Dick Cheney, as a member of the executive branch, should not be trying to control an investigation that is being conducted by the Senate Judiciary Committe, which, of course, is in our legislative branch.
Who cares that Cheney didn't call Specter? The fact is that Cheney should not be running interference on the Judiciary Committee at all, regardless of who he did or did not call.
And you also see the arrogance of the Administration in their response to Specter. Jennifer Mayfield, a spokeswoman for Cheney, said "We do not need any legislation to carry out the terrorist-surveillance program." (Read: We could care less what the Senate Judiciary Committe thinks of our domestic spy program. We're going to do it anyway.)
This is an Administration that has demonstrated it has no respect at all for the fact that we have 3 separate but co-equal branches of government, and that the legislative branch has been given oversight responsibility of the executive branch.

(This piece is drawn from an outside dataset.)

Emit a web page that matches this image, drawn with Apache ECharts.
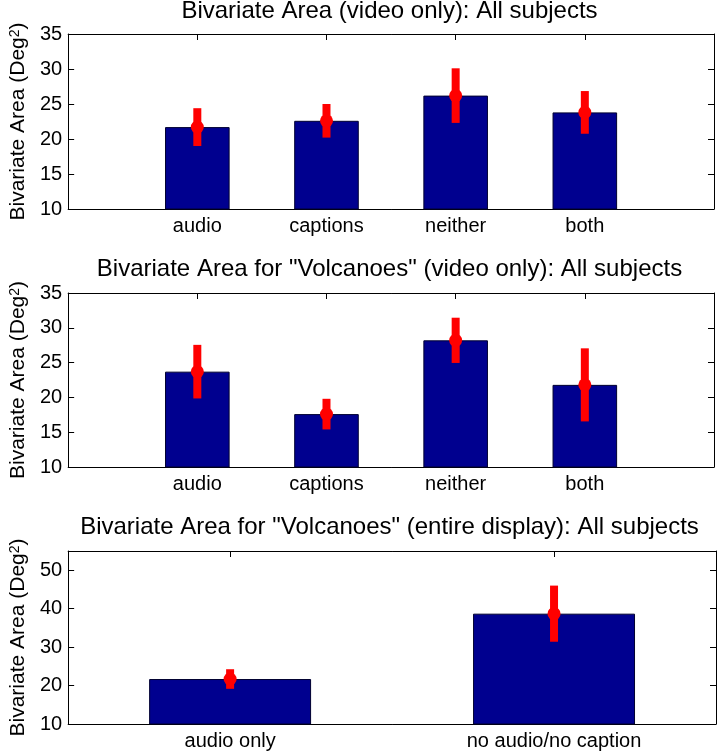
<!DOCTYPE html>
<html>
<head>
<meta charset="utf-8">
<script src="https://cdn.jsdelivr.net/npm/echarts@6/dist/echarts.min.js"></script>
<style>html,body{margin:0;padding:0;background:#fff;}#c{width:717px;height:752px;}</style>
</head>
<body>
<div id="c"></div>
<script>
// ---- data ----
const titles = [
  'Bivariate Area (video only): All subjects',
  'Bivariate Area for "Volcanoes" (video only): All subjects',
  'Bivariate Area for "Volcanoes" (entire display): All subjects'
];
const cats1 = ['audio', 'captions', 'neither', 'both'];
const means1 = [21.7, 22.6, 26.2, 23.8];
const errs1 = [2.7, 2.4, 3.9, 3.05];
const cats2 = ['audio', 'captions', 'neither', 'both'];
const means2 = [23.7, 17.6, 28.2, 21.8];
const errs2 = [3.85, 2.2, 3.25, 5.25];
const cats3 = ['audio only', 'no audio/no caption'];
const means3 = [21.7, 38.7];
const errs3 = [2.55, 7.3];
const yTicks12 = { min: 10, max: 35, interval: 5 };
const yTicks3 = { min: 10, max: 55, interval: 10 };

// ---- styling ----
const FONT = 'Liberation Sans';
const BAR = '#00008f';
const RED = '#ff0000';
const grids = [
  { left: 63, top: 34, width: 653, height: 175 },
  { left: 63, top: 293, width: 653, height: 174 },
  { left: 63, top: 551, width: 653, height: 173 }
];
const titleTops = [-1, 257, 515];

const yName = '{a|Bivariate Area (Deg}{s|2}{a|)}';

function padCats(c) { return [''].concat(c).concat(['']); }

const xAxes = [], yAxes = [], series = [];
const panels = [
  { cats: padCats(cats1), means: means1, errs: errs1, ticks: yTicks12, padded: true },
  { cats: padCats(cats2), means: means2, errs: errs2, ticks: yTicks12, padded: true },
  { cats: cats3, means: means3, errs: errs3, ticks: yTicks3, padded: false }
];

panels.forEach(function (p, g) {
  const off = p.padded ? 1 : 0;
  xAxes.push({
    type: 'category', gridIndex: g, data: p.cats, boundaryGap: !p.padded, position: 'bottom',
    axisLine: { lineStyle: { color: '#000', width: 1 } },
    axisTick: { show: false },
    axisLabel: { color: '#000', fontSize: 20, fontFamily: FONT, margin: 7, interval: 0 }
  });
  xAxes.push({
    type: 'category', gridIndex: g, data: p.cats, boundaryGap: !p.padded, position: 'top',
    axisLine: { lineStyle: { color: '#000', width: 1 } },
    axisTick: { show: true, inside: true, length: 6, alignWithLabel: true, lineStyle: { color: '#000' },
      interval: p.padded ? function (i) { return i >= 1 && i <= p.cats.length - 2; } : 0 },
    axisLabel: { show: false }
  });
  yAxes.push({
    type: 'value', gridIndex: g, position: 'left',
    min: p.ticks.min, max: p.ticks.max, interval: p.ticks.interval,
    splitLine: { show: false },
    axisLine: { show: true, lineStyle: { color: '#000', width: 1 } },
    axisTick: { show: true, inside: true, length: 6, lineStyle: { color: '#000' } },
    axisLabel: { color: '#000', fontSize: 20, fontFamily: FONT, margin: 6, showMaxLabel: p.padded },
    name: yName, nameLocation: 'middle', nameGap: 37, nameRotate: 90,
    nameTextStyle: {
      color: '#000', fontFamily: FONT, fontSize: 21,
      rich: {
        a: { fontSize: 21, fontFamily: FONT, color: '#000' },
        s: { fontSize: 14, fontFamily: FONT, color: '#000', verticalAlign: 'top' }
      }
    }
  });
  yAxes.push({
    type: 'value', gridIndex: g, position: 'right',
    min: p.ticks.min, max: p.ticks.max, interval: p.ticks.interval,
    splitLine: { show: false },
    axisLine: { show: true, lineStyle: { color: '#000', width: 1 } },
    axisTick: { show: true, inside: true, length: 6, lineStyle: { color: '#000' } },
    axisLabel: { show: false }
  });
  const barData = p.padded ? ['-'].concat(p.means).concat(['-']) : p.means.slice();
  series.push({
    type: 'bar', xAxisIndex: 2 * g, yAxisIndex: 2 * g, data: barData,
    barWidth: '50%', clip: true,
    itemStyle: { color: BAR, borderColor: '#000030', borderWidth: 1 },
    emphasis: { disabled: true }, silent: true
  });
  series.push({
    type: 'custom', xAxisIndex: 2 * g, yAxisIndex: 2 * g, silent: true, z: 5,
    data: p.means.map(function (m, i) { return [i + off, m, p.errs[i]]; }),
    renderItem: function (params, api) {
      const x = api.value(0), m = api.value(1), e = api.value(2);
      const t = api.coord([x, m + e]);
      const b = api.coord([x, m - e]);
      const c = api.coord([x, m]);
      return {
        type: 'group', children: [
          { type: 'line', shape: { x1: t[0], y1: t[1], x2: b[0], y2: b[1] }, style: { stroke: RED, lineWidth: 8, lineCap: 'butt' } },
          { type: 'circle', shape: { cx: c[0], cy: c[1], r: 6.5 }, style: { fill: RED } }
        ]
      };
    }
  });
});

const chart = echarts.init(document.getElementById('c'), null, { renderer: 'canvas' });
chart.setOption({
  animation: false,
  backgroundColor: '#fff',
  title: titles.map(function (t, i) {
    return {
      text: t, left: 389.5, textAlign: 'center', top: titleTops[i], padding: 0,
      textStyle: { color: '#000', fontWeight: 'normal', fontSize: 24, fontFamily: FONT }
    };
  }),
  grid: grids,
  xAxis: xAxes,
  yAxis: yAxes,
  series: series
});
</script>
</body>
</html>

Sen. Patrick Leahy, the top Democrat on the Senate Judiciary Committee, had the comment of the day: "Why don't we just recess for the rest of the year, pass a resolution which a Republican-controlled Congress could easily pass, and just simply say: We'll have no more hearings and Vice President Cheney will just tell the nation what laws we'll have. He'll let us know what laws will be followed and which laws will not be followed."